- **Supplied information**:
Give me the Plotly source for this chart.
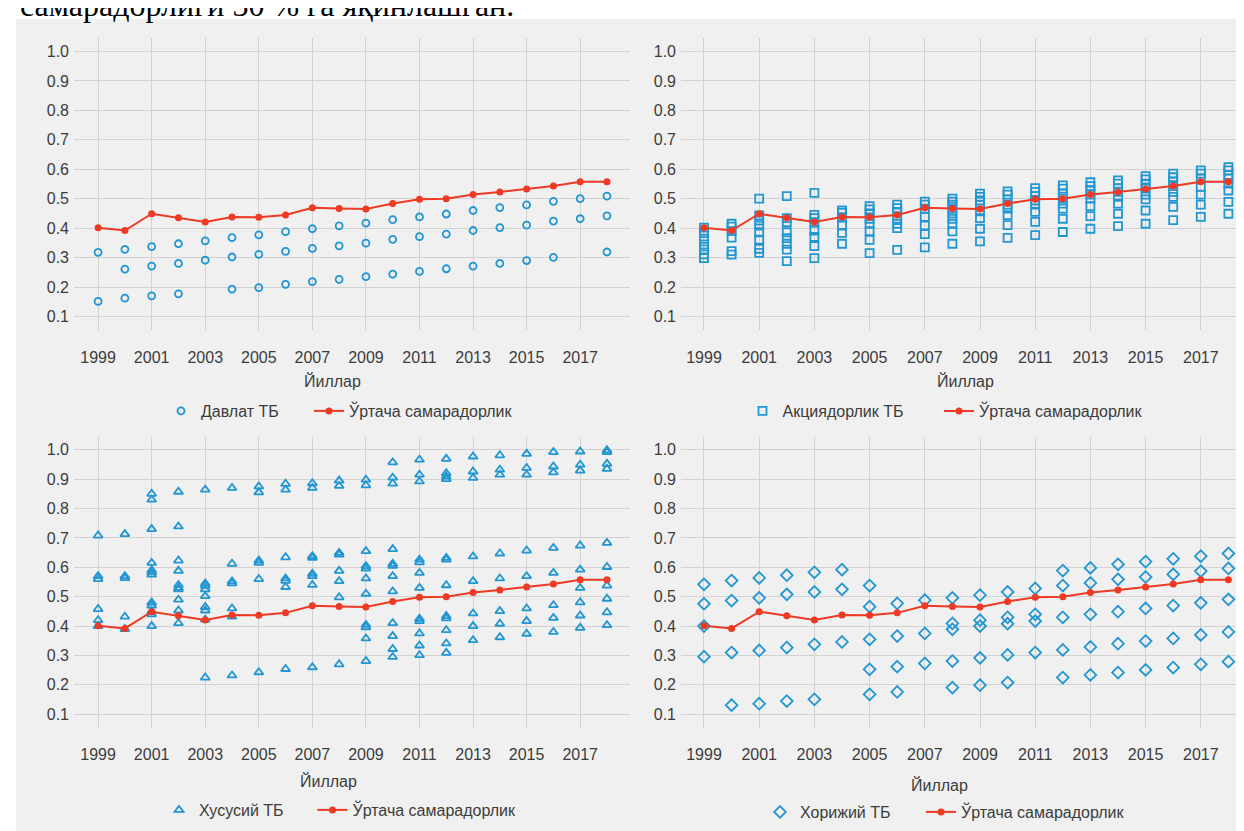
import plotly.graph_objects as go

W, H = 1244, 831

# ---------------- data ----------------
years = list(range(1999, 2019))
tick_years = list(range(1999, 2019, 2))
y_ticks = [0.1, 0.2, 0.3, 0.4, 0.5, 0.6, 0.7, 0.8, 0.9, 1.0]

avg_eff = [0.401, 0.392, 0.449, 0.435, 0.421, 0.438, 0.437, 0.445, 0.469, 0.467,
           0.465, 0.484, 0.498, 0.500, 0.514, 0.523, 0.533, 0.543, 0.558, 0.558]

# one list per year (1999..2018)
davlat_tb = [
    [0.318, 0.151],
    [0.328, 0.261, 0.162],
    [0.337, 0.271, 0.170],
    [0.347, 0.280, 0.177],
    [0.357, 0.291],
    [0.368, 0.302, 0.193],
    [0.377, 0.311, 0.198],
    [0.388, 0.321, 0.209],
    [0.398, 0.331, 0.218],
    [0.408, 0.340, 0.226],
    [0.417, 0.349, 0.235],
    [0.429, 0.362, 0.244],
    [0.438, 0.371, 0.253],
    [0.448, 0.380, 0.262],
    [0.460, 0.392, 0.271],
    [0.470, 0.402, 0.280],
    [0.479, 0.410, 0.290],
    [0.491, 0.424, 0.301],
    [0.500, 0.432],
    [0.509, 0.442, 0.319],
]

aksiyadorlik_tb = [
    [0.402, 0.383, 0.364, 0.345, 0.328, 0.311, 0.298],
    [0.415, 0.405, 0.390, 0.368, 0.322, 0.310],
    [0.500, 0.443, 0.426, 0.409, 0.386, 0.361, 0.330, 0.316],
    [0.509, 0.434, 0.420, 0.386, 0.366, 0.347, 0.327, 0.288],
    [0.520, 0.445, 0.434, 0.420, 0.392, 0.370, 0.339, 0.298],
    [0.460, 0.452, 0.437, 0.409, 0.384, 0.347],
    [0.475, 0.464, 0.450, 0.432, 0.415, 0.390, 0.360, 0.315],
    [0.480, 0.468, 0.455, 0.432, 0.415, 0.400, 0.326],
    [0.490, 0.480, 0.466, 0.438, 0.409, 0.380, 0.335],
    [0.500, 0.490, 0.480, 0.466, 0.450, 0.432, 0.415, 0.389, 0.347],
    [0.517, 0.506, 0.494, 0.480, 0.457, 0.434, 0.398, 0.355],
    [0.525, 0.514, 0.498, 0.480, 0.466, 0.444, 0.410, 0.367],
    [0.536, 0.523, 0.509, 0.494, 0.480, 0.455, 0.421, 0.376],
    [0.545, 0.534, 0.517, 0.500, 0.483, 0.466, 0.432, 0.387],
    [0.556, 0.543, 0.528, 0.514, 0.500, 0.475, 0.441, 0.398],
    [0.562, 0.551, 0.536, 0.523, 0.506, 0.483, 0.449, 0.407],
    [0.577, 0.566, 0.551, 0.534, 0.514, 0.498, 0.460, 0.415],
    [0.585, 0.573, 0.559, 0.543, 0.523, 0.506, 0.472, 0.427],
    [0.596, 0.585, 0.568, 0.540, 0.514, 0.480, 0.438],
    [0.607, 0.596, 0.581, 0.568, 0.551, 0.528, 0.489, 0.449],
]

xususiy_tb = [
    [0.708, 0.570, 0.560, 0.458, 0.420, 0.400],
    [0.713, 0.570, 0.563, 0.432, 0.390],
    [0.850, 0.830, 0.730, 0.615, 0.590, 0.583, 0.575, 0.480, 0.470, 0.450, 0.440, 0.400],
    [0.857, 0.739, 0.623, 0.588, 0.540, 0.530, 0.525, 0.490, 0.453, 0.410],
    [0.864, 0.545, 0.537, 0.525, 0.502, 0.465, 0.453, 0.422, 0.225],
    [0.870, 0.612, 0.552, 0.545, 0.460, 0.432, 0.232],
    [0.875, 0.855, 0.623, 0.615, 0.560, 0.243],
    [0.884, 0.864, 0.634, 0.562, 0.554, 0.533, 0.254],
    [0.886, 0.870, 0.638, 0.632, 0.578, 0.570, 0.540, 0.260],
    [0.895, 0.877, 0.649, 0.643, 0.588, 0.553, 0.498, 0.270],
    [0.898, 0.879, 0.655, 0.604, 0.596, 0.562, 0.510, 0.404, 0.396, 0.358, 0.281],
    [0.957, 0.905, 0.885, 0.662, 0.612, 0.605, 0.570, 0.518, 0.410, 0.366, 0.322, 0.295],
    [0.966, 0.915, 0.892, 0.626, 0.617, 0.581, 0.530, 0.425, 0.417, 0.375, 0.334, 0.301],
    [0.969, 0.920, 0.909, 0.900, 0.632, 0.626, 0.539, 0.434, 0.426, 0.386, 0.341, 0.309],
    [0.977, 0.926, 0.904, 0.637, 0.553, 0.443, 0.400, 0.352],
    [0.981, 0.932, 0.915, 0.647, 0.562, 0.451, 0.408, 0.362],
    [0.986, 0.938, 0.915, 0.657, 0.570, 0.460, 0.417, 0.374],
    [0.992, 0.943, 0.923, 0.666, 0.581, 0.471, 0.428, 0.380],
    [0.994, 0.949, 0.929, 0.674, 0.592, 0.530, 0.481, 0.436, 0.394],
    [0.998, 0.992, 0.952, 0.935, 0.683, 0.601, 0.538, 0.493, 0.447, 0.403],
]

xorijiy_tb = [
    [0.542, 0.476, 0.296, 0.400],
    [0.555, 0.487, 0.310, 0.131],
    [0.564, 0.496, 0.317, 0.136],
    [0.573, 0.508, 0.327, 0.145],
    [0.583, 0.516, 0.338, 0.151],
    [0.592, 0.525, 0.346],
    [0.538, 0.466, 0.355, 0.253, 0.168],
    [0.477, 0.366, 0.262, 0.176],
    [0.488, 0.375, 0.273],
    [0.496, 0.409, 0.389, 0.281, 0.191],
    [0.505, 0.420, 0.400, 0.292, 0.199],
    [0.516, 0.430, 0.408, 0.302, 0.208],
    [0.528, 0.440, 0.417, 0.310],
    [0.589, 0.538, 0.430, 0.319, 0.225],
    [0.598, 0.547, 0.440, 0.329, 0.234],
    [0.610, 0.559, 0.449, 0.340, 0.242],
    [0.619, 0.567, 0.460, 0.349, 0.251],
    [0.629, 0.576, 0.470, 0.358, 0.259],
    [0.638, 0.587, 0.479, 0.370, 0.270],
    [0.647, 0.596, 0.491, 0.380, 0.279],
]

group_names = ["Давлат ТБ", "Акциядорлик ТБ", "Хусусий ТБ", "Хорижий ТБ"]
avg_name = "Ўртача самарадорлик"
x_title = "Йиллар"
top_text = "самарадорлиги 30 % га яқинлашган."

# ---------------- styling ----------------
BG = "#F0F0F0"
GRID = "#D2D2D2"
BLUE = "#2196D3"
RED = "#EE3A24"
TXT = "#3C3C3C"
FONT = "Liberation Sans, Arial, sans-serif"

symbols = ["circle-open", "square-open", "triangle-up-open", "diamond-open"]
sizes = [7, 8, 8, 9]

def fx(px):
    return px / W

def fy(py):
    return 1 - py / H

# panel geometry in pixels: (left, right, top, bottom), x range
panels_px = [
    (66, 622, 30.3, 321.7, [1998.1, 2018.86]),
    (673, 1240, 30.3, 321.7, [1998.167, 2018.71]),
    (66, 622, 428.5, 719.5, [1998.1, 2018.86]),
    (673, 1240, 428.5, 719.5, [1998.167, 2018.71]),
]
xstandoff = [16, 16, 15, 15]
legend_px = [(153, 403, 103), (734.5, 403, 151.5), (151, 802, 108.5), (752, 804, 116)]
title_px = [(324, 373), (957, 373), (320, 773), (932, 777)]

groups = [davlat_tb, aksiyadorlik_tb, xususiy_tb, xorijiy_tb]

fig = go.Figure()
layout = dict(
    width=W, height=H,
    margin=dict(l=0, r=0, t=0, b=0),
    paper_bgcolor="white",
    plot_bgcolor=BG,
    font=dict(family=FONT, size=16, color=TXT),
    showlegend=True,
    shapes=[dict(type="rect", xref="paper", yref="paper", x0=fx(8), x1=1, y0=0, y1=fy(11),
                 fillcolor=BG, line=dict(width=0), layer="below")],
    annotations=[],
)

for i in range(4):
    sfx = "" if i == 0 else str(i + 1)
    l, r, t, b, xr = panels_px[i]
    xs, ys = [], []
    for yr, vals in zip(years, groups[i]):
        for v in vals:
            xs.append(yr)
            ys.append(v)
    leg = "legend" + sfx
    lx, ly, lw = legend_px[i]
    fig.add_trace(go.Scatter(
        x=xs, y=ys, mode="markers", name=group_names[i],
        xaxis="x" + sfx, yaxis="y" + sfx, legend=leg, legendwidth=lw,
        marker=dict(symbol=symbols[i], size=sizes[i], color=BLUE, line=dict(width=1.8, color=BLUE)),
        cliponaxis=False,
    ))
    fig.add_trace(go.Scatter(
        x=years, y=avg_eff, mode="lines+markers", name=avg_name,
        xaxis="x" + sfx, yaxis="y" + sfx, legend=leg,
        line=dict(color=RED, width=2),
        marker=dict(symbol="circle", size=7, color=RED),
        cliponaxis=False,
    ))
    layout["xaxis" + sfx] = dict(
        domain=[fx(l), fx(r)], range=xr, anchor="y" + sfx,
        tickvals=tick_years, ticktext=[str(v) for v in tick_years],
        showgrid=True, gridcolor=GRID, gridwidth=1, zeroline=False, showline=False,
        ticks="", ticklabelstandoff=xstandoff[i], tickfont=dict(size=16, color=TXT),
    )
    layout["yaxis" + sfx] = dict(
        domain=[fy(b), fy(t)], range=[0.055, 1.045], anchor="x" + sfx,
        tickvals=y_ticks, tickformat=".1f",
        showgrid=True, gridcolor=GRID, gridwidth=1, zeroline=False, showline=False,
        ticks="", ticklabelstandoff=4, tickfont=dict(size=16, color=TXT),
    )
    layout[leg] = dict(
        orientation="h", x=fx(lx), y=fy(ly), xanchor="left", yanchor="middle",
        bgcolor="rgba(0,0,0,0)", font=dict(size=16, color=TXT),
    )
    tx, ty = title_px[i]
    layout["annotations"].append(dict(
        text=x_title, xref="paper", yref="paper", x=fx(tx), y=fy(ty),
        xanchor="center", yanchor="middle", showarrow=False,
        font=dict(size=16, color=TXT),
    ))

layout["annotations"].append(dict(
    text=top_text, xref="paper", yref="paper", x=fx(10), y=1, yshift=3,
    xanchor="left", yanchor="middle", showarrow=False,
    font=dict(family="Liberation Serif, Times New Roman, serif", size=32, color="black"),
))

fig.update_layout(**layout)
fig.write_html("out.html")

- **What you should do**: Output exactly the span of lines from the top of the listing through the line holding "0.543, 0.558, 0.558]", and leave every picture out.

- **Written solution**:
Give me the Plotly source for this chart.
import plotly.graph_objects as go

W, H = 1244, 831

# ---------------- data ----------------
years = list(range(1999, 2019))
tick_years = list(range(1999, 2019, 2))
y_ticks = [0.1, 0.2, 0.3, 0.4, 0.5, 0.6, 0.7, 0.8, 0.9, 1.0]

avg_eff = [0.401, 0.392, 0.449, 0.435, 0.421, 0.438, 0.437, 0.445, 0.469, 0.467,
           0.465, 0.484, 0.498, 0.500, 0.514, 0.523, 0.533, 0.543, 0.558, 0.558]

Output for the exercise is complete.